Thank you Naomi. 

Premier Daniel Andrews, High Commissioner Navdeep Suri, friends of India, friends of Australia.

Notwithstanding the weather, it’s an absolute joy to be back in one of the most liveable cities on the planet – beautiful, intriguing, dynamic Melbourne. The home of many magnificent arts, cultural and sporting events, and while Melbourne retains its old-world charm and grace, it is readily embracing new ideas and innovative thinking. 

The Federal Government has put innovation at the heart of our policies to drive economic growth and development – that means investing in our creativity industries. It’s worth noting that Australia’s creative industries contribute around $90 billion each year to our national GDP.

In my area of foreign affairs and international relations, I have established what I call ‘cultural diplomacy’ as a fundamental pillar of our foreign policy. And this means promoting the creativity and talents of our artists, our architects, fashion designers, film producers, musicians – through our diplomatic network, high commissions and embassies – around the world. This means more opportunities for tourism and trade and investment, and that means more opportunities for jobs and economic growth here in Australia. It also means that we enhance our strategic and security and economic relationships with other countries through cultural exchange with partner nations. 

To this end, Naomi Milgrom and her Foundation are outstanding exemplars of the kind of public-private partnerships in the creative sector that harness the talents of our brilliant Australian people and create the kind of awareness and understanding with other nations that also drives our economic interests.

MPavilion is a shining example of cultural diplomacy and Bijoy Jain, as the architectural designer par excellence, this year is another stunning example of using this initiative to raise awareness and understanding with India and the relationship with Australia. The associated workshops, meetings and initiatives taking place in this stunning structure will only add to the level of collaboration and interest between our two nations. 

Of course we have a longstanding relationship with India based on our historic, strategic, political, societal links that go way beyond our shared common values, our commitment to democracy and the rule of law, our membership of the Commonwealth, our passion for cricket. 

Indeed we are currently negotiating a closer economic partnership with India. Thousands of Indian students come to Australia to study in our universities and our higher education institutions and now, under the Australian Government’s New Colombo Plan, Australian undergraduates from all our universities have the opportunity to live and study and undertake internships and work experience in India. In fact in 2017 alone, 1000 Australian students will be studying and living in India under the New Colombo Plan and returning to Australia, hopefully with new perspectives and new insights into the Australia-India relationship but more importantly, setting up connections and friendships that will last a lifetime.

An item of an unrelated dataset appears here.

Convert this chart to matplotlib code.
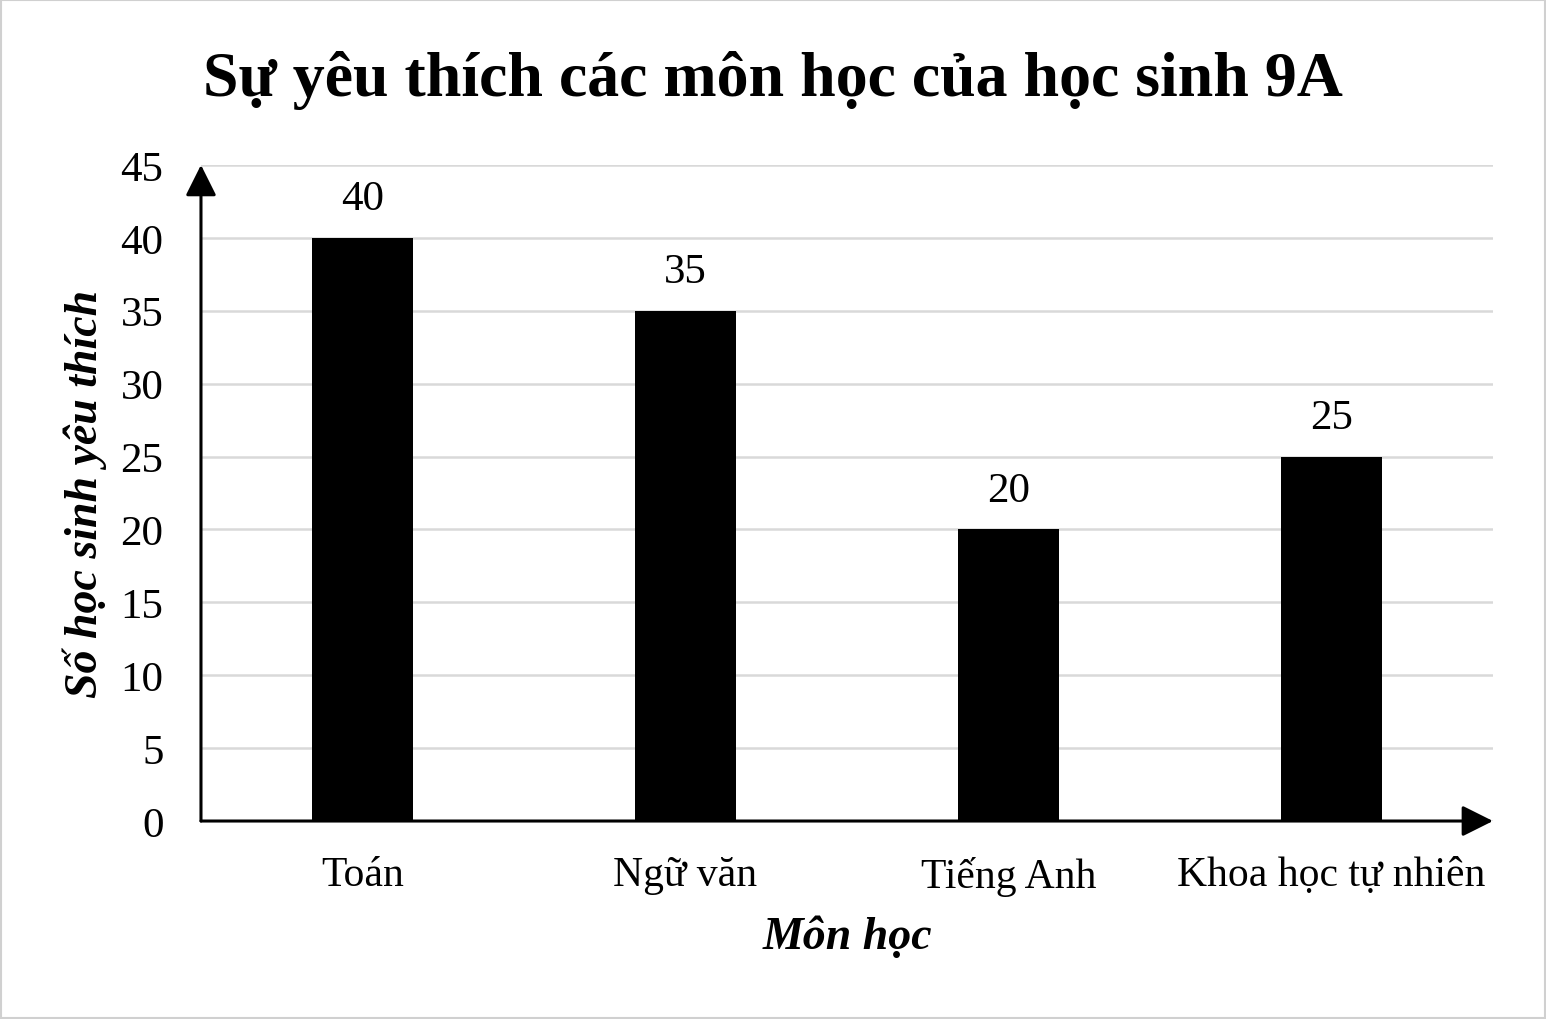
import matplotlib
matplotlib.use("Agg")
import matplotlib.pyplot as plt
from matplotlib.patches import Rectangle

categories = ["Toán", "Ngữ văn", "Tiếng Anh", "Khoa học tự nhiên"]
values = [40, 35, 20, 25]
yticks = [0, 5, 10, 15, 20, 25, 30, 35, 40, 45]

plt.rcParams['font.family'] = ['Liberation Serif', 'DejaVu Serif']

fig = plt.figure(figsize=(15.46, 10.2), dpi=100)
ax = fig.add_axes([0.130, 0.1941, 0.8357, 0.6432])

x = [i + 0.5 for i in range(len(categories))]
ax.bar(x, values, width=0.31, color='black', zorder=3)
for xi, v in zip(x, values):
    ax.annotate(str(v), (xi, v), xytext=(0, 14), textcoords='offset points',
                ha='center', va='bottom', fontsize=31)

ax.set_xlim(0, 4)
ax.set_ylim(0, 45)
ax.set_yticks(yticks)
ax.set_xticks(x)
ax.set_xticklabels(categories, fontsize=30)
ax.tick_params(axis='y', labelsize=31, length=0, pad=27)
ax.tick_params(axis='x', length=0, pad=25)
for s in ax.spines.values():
    s.set_visible(False)
for t in yticks:
    ax.axhline(t, color='#d9d9d9', lw=1.8, zorder=1)

arrow = dict(arrowstyle='-|>,head_length=1.0,head_width=0.5', color='black', lw=2.2,
             mutation_scale=19, shrinkA=0, shrinkB=0)
ax.annotate('', xy=(0, 45), xytext=(0, 0), arrowprops=arrow, annotation_clip=False, zorder=5)
ax.annotate('', xy=(4, 0), xytext=(0, 0), arrowprops=arrow, annotation_clip=False, zorder=5)

ax.set_ylabel("Số học sinh yêu thích", fontsize=33, fontweight='bold', fontstyle='italic', labelpad=10)
ax.set_xlabel("Môn học", fontsize=33, fontweight='bold', fontstyle='italic', labelpad=14)

fig.suptitle("Sự yêu thích các môn học của học sinh 9A", fontsize=46, fontweight='bold', y=0.95)

fig.patches.append(Rectangle((0.0005, 0.0008), 0.999, 0.9984, transform=fig.transFigure,
                             fill=False, edgecolor='#d0d0d0', lw=1.5))

fig.savefig("out.png", dpi=100)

Prime Minister Modi’s recent visit to Australia in 2014 was an outstanding success, and at that time he announced that in 2016 there would be a Festival of India in Australia, and I know that has been a resounding success. So MPavilion is the physical manifestation of the spirit of cooperation, the exchange of ideas, between Australian and India. 

Finally we pay tribute to my friend Naomi Milgrom. I can confirm that this is not her only initiative that promotes Australian talent and engages with international partners, for of course, as Australia’s Commissioner to the Venice Biennale in 2017, Naomi will continue to promote arts and culture, not only here in Australia but around the world and for that I thank her.